(1) EL GUERRERO SIN NOMBRE, de David Iglesias.

ÉPICA SIN CHISPA
A pesar de haberse realizado con modernas técnicas infográficas que permiten el diseño de escenarios y personajes en un formato de realidad virtual, El guerrero sin nombre naufraga especialmente –de forma paradógica– en el apartado técnico, debido en parte al pobre fondo que contextualiza la historia, muy repetitivo y monótono, y a la escasa, por no decir mínima, movilidad y expresividad de personajes.

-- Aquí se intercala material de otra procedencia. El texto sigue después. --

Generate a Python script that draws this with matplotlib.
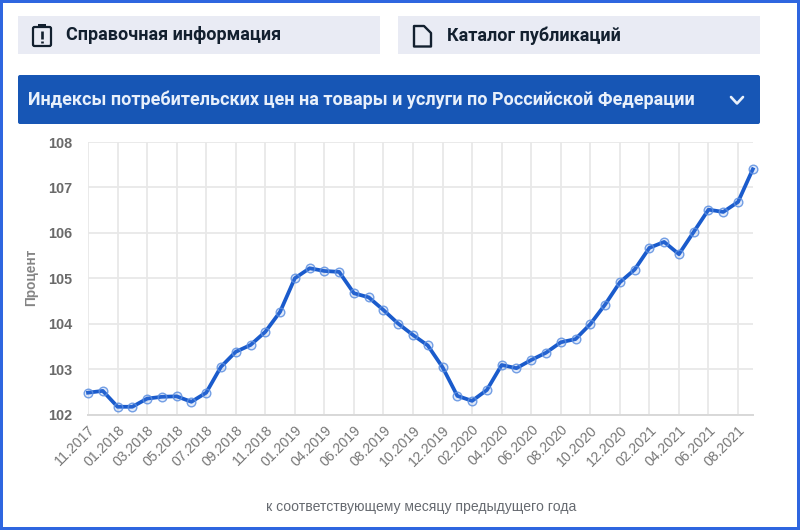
# -*- coding: utf-8 -*-
import matplotlib
matplotlib.use("Agg")
import matplotlib.pyplot as plt
from matplotlib.patches import FancyBboxPatch, Rectangle, Polygon

plt.rcParams["font.family"] = ["Liberation Sans", "DejaVu Sans"]

months = ["11.2017", "12.2017", "01.2018", "02.2018", "03.2018", "04.2018", "05.2018", "06.2018",
          "07.2018", "08.2018", "09.2018", "10.2018", "11.2018", "12.2018", "01.2019", "03.2019",
          "04.2019", "05.2019", "06.2019", "07.2019", "08.2019", "09.2019", "10.2019", "11.2019",
          "12.2019", "01.2020", "02.2020", "03.2020", "04.2020", "05.2020", "06.2020", "07.2020",
          "08.2020", "09.2020", "10.2020", "11.2020", "12.2020", "01.2021", "02.2021", "03.2021",
          "04.2021", "05.2021", "06.2021", "07.2021", "08.2021", "09.2021"]
cpi = [102.48, 102.52, 102.17, 102.17, 102.35, 102.39, 102.40, 102.28,
       102.48, 103.05, 103.38, 103.53, 103.82, 104.26, 105.00, 105.22,
       105.16, 105.14, 104.67, 104.58, 104.30, 104.00, 103.75, 103.52,
       103.04, 102.41, 102.30, 102.54, 103.09, 103.02, 103.20, 103.36,
       103.59, 103.66, 103.99, 104.42, 104.91, 105.19, 105.67, 105.80,
       105.53, 106.02, 106.51, 106.46, 106.68, 107.40]
y_ticks = [102, 103, 104, 105, 106, 107, 108]

W, H = 800, 530
fig = plt.figure(figsize=(W / 100, H / 100), dpi=100, facecolor="white")

# page furniture in pixel coordinates
bg = fig.add_axes([0, 0, 1, 1])
bg.set_xlim(0, W); bg.set_ylim(H, 0); bg.axis("off")

FRAME = "#2f66e0"
for r in [(0, 0, W, 3), (0, 527, W, 3), (0, 0, 3, H), (797, 0, 3, H)]:
    bg.add_patch(Rectangle(r[:2], r[2], r[3], fc=FRAME, ec="none"))

bg.add_patch(Rectangle((18, 16), 362, 38, fc="#e9ebf4", ec="none"))
bg.add_patch(Rectangle((398, 16), 362, 38, fc="#e9ebf4", ec="none"))
bg.add_patch(FancyBboxPatch((18, 75), 742, 49, boxstyle="round,pad=0,rounding_size=2", fc="#1756b5", ec="none"))

INK = "#13202f"
head = dict(family=["Roboto", "DejaVu Sans"], fontweight="bold", va="center")
bg.text(66, 35.5, "Справочная информация", fontsize=13, color=INK, **head)
bg.text(447, 35.5, "Каталог публикаций", fontsize=12.95, color=INK, **head)
bg.text(28, 100, "Индексы потребительских цен на товары и услуги по Российской Федерации",
        fontsize=13, color="#e8f0fb", **head)

# clipboard icon
bg.add_patch(FancyBboxPatch((33, 27), 18, 19, boxstyle="round,pad=0,rounding_size=1.5", fc="none", ec=INK, lw=1.6))
bg.add_patch(Rectangle((38, 24), 8, 4, fc=INK, ec="none"))
bg.plot([42, 42], [31, 38.5], color=INK, lw=1.9, solid_capstyle="butt")
bg.plot([42, 42], [40.5, 42.5], color=INK, lw=1.9, solid_capstyle="butt")
# document icon
bg.add_patch(Polygon([(414, 26), (424, 26), (431, 33), (431, 46.5), (414, 46.5)], closed=True,
                     fc="none", ec=INK, lw=1.7, joinstyle="round"))
# chevron
bg.plot([731, 737, 743], [97, 103.5, 97], color="#e8f0fb", lw=1.9, solid_capstyle="round")

# chart
L, R, T, B = 88, 752.8, 142, 414.5
ax = fig.add_axes([L / W, 1 - B / H, (R - L) / W, (B - T) / H])
ax.patch.set_alpha(0)
x = list(range(len(months)))
ax.plot(x, cpi, color="#1a5bcc", lw=2.7, marker="o", ms=6.2, mfc=(0.35, 0.55, 0.9, 0.18),
        mec=(0.36, 0.56, 0.88, 0.85), mew=1.0, clip_on=False, zorder=3, solid_joinstyle="round")
ax.set_xlim(0, len(months) - 1)
ax.set_ylim(102, 108)
ax.set_yticks(y_ticks)
ax.set_xticks(x[0:45:2])
ax.set_xticklabels(months[0:45:2], rotation=45, ha="right", rotation_mode="anchor",
                   fontsize=10.2, color="#777777")
ax.tick_params(axis="x", length=0, pad=6)
ax.tick_params(axis="y", length=0, pad=11, labelsize=10.4, labelcolor="#6a6a6a")
for t in ax.get_yticklabels():
    t.set_fontweight("bold")
ax.grid(True, color="#e8e8e8", lw=1.3)
ax.set_axisbelow(True)
for s in ["top", "right", "left"]:
    ax.spines[s].set_visible(False)
ax.spines["bottom"].set_color("#d8d8d8")
ax.spines["bottom"].set_linewidth(1.4)

bg.text(31, 277, "Процент", rotation=90, ha="center", va="center", fontsize=9.8,
        fontweight="bold", color="#858585")
bg.text(421, 507, "к соответствующему месяцу предыдущего года", ha="center", va="center",
        fontsize=10.1, color="#666a70")

fig.savefig("out.png", dpi=100, facecolor="white")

Por lo que respecta a la historia, que narra las aventuras de un mercenario y su inseparable escudero que deben proteger a un ser con extraordinarios poderes pero susceptible de ser corrompido por un poderoso mago con intenciones de conquistar el mundo, lo más sorprendente es la caracterización de unos protagonistas incapaces de despertar la identificación del espectador por su actitud antipática, fría y carente de sensibilidad. No hay sentido del humor –de hecho los colores que dominan son oscuros, presentado un mundo tétrico, casi gótico–, y los pocos comentarios jocosos que aparecen están cargados de ironía y sarcasmo, como los personajes de las novelas de Albert Camus. En ese sentido, más que héroes por vocación lo son por accidente, por lo que El guerrero sin nombre carece del optimismo, de la pasión generada por ideales y sentimientos y del espíritu de progreso humano propio de las películas clásicas de aventuras.

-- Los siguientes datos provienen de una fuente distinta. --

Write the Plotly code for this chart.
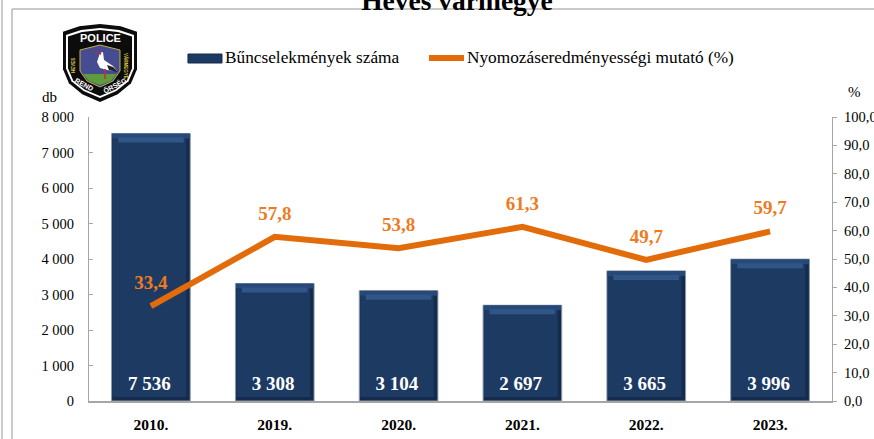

A lo largo de la proyección fui observando el comportamiento de los escasos niños que había en la sala de cine –acompañados por sus abnegados padres– movido por la curiosidad de ver las reacciones de los auténticos destinatarios de este producto animado. Su falta de atención y sus constantes distracciones en otras cosas que no eran la pantalla me empujan a pensar que no les entretuvo lo suficiente. Y es que el público infantil es más exigente de lo que pensamos.